Furthermore, the article explains that this represents an outsourcing of US dominance. Washington's ability to define escalation thresholds, set red lines, and enforce deterrence asymmetry is increasingly delegated to the Israeli regime – enabling a policy of US withdrawal from West Asia and a strategic shift toward Cuba, Greenland, and the Pacific. In this new structure, Israel functions less as a traditional state and more as the central security node around which the region is organized.

Dr. Maziad critically examines Washington's initial war strategy, describing it as a failed attempt to apply the "Venezuela model" to Iran. The Trump administration assumed that rapid, coercive strikes would destabilize Iran's leadership and force rapid concessions without sustained US entanglement. This assumption, the author writes, has proven structurally incompatible with the Iran theater.

Instead of rapid decapitation, the war has produced distributed escalation onto the Persian Gulf states, sustained missile and drone attacks, and increasing exposure of infrastructure in third-party states.
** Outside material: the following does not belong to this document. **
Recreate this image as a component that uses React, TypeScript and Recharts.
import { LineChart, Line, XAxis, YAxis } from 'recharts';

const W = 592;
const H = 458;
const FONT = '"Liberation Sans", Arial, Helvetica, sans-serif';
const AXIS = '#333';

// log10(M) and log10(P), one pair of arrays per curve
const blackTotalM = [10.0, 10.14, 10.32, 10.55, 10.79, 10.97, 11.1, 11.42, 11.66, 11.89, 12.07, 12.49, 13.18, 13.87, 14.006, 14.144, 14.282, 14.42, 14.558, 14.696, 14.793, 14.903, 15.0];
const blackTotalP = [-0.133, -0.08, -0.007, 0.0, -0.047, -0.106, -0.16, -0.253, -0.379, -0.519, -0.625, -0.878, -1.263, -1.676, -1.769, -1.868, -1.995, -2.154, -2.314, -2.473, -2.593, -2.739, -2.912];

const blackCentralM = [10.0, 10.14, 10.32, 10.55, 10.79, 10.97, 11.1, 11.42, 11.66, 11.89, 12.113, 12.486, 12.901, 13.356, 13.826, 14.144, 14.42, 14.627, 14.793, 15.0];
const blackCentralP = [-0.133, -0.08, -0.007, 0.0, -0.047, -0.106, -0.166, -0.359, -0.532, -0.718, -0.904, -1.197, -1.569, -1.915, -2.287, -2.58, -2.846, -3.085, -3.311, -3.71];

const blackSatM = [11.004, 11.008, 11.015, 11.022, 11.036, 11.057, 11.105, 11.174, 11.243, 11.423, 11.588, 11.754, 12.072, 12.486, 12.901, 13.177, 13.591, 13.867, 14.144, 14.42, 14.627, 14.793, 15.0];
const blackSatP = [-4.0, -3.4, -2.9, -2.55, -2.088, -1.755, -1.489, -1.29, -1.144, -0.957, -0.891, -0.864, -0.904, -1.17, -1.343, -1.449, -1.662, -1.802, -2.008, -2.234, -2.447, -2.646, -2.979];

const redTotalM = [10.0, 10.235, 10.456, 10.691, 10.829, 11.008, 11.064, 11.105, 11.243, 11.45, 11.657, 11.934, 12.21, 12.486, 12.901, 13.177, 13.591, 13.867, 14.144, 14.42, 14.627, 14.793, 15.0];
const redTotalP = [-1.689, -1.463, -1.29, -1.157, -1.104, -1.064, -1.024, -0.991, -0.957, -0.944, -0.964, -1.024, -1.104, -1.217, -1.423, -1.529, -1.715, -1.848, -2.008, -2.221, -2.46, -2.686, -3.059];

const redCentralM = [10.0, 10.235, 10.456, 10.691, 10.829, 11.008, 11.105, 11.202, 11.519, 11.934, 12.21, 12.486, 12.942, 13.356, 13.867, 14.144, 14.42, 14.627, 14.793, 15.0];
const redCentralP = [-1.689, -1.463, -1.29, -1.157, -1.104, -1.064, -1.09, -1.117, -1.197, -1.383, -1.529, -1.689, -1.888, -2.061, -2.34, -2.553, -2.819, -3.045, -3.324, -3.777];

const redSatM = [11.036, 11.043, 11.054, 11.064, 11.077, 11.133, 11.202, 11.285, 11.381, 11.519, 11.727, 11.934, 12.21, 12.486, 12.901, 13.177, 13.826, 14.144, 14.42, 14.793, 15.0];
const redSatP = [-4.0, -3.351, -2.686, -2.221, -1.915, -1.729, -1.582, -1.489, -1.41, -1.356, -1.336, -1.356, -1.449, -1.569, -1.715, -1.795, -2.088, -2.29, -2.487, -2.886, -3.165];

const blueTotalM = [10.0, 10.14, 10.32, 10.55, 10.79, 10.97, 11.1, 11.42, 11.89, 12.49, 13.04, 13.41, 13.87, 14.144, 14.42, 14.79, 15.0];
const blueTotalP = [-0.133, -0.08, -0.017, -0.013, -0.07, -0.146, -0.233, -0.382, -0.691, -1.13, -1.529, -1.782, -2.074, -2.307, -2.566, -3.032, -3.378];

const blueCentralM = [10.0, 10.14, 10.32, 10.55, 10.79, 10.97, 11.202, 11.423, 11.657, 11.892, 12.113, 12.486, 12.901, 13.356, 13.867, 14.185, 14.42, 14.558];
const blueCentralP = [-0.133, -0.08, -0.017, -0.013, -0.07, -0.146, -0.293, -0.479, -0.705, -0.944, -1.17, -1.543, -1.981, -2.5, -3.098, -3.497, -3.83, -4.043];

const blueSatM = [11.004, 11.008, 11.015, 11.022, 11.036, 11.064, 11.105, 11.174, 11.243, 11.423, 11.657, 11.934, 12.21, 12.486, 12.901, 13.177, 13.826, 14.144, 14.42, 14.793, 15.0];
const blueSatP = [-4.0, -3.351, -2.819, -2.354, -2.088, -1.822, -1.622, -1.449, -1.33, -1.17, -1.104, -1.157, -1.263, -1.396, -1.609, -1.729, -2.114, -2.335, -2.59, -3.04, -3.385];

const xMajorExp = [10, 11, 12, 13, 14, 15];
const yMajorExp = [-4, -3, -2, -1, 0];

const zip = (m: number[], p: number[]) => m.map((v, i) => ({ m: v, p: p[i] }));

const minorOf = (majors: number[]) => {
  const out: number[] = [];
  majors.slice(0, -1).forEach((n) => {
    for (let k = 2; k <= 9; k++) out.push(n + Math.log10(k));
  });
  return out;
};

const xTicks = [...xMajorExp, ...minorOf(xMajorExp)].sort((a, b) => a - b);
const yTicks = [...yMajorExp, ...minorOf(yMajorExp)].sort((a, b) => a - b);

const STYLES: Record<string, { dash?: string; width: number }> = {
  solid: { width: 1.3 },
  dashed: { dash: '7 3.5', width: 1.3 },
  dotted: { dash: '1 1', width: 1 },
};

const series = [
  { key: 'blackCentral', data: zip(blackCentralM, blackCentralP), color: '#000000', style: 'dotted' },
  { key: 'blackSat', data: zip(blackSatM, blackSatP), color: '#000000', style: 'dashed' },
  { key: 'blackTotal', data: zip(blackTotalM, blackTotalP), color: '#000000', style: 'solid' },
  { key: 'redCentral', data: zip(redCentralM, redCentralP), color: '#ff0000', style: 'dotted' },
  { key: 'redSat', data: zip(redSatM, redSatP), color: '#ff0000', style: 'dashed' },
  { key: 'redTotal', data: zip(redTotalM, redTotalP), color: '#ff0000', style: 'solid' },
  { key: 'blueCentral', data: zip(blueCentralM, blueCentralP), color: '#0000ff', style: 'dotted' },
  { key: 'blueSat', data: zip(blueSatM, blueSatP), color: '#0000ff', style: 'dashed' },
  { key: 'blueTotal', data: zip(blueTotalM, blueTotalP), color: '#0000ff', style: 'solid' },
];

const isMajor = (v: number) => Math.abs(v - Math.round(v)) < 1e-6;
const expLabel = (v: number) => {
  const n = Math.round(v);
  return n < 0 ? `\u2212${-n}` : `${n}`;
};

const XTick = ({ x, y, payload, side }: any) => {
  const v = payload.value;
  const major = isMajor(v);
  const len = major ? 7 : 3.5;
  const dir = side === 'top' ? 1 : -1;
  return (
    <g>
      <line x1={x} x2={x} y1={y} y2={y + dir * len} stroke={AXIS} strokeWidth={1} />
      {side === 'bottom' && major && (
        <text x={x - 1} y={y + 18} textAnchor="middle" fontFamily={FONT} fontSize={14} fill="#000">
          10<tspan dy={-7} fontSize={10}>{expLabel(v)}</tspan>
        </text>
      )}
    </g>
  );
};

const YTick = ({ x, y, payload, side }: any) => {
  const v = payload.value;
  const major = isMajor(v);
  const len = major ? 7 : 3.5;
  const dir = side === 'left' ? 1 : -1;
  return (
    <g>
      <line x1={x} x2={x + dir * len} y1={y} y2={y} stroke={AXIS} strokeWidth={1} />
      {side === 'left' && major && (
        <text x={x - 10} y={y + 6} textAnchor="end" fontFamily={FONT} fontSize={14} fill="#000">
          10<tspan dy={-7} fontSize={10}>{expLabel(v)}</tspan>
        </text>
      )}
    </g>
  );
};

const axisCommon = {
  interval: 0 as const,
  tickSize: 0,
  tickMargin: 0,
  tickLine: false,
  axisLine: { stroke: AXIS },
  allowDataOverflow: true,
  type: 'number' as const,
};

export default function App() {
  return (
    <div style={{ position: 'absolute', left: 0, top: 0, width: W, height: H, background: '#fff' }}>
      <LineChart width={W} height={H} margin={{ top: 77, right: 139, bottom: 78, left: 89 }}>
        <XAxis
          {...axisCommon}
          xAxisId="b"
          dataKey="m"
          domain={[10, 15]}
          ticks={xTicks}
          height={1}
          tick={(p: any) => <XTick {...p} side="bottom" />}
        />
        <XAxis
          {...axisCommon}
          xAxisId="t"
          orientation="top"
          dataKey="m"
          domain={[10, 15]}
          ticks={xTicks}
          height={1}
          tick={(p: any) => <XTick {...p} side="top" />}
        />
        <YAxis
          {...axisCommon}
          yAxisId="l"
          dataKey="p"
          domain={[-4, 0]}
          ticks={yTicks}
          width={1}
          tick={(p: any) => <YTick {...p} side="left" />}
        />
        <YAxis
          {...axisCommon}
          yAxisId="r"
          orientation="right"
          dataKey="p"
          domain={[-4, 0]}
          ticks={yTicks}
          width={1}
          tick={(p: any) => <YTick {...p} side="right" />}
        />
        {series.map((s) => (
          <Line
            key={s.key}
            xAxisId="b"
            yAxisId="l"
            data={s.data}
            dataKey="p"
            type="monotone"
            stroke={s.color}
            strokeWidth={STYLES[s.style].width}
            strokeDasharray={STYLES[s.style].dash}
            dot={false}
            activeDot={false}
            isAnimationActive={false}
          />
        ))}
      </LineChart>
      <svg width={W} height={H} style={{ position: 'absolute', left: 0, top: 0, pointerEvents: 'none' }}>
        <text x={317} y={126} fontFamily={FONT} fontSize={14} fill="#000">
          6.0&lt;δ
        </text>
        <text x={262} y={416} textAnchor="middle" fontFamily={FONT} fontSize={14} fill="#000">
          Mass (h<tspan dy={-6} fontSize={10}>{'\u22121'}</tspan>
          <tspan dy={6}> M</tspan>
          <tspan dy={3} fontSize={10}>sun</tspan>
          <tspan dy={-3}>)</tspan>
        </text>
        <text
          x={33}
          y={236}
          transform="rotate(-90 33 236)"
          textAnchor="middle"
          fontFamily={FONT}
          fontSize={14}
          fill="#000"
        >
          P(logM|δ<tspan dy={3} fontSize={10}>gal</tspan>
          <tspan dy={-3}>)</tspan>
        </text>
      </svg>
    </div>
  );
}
As a result, Washington is now gravitating toward a strategic exit through burden transfer – reframed as "America First" – while operational responsibility shifts to Israel.

Of particular interest to Iranian readers, Dr. Maziad explains why Persian Gulf state neutrality – especially that of the UAE – was never sufficient. From Tehran's perspective, not allowing attacks from one's territory does not absolve a state if it is politically aligned with the war effort. Iran targeted the UAE more frequently because Iran saw it as the Persian Gulf state most strategically aligned with Israel, particularly during the war in Gaza. Normalization and deep security coordination created the perception of involvement, even without direct military participation.

The article also warns of catastrophic escalation pathways, including strikes on Iran's Bushehr nuclear facility, which could trigger retaliation against civilian nuclear installations in Abu Dhabi – leading to radiation leakage and long-term contamination of shared Persian Gulf waters.

While the author advises Washington to avoid full delegation to Israel and pursue a multi-vector strategy, the clear finding remains: the US-Israeli war has already restructured regional hierarchies. The Persian Gulf is already inside this transformation. Whether through Iranian resilience, Israeli "success," or American withdrawal, the Arab Persian Gulf states face a strategic erosion from which there is no return.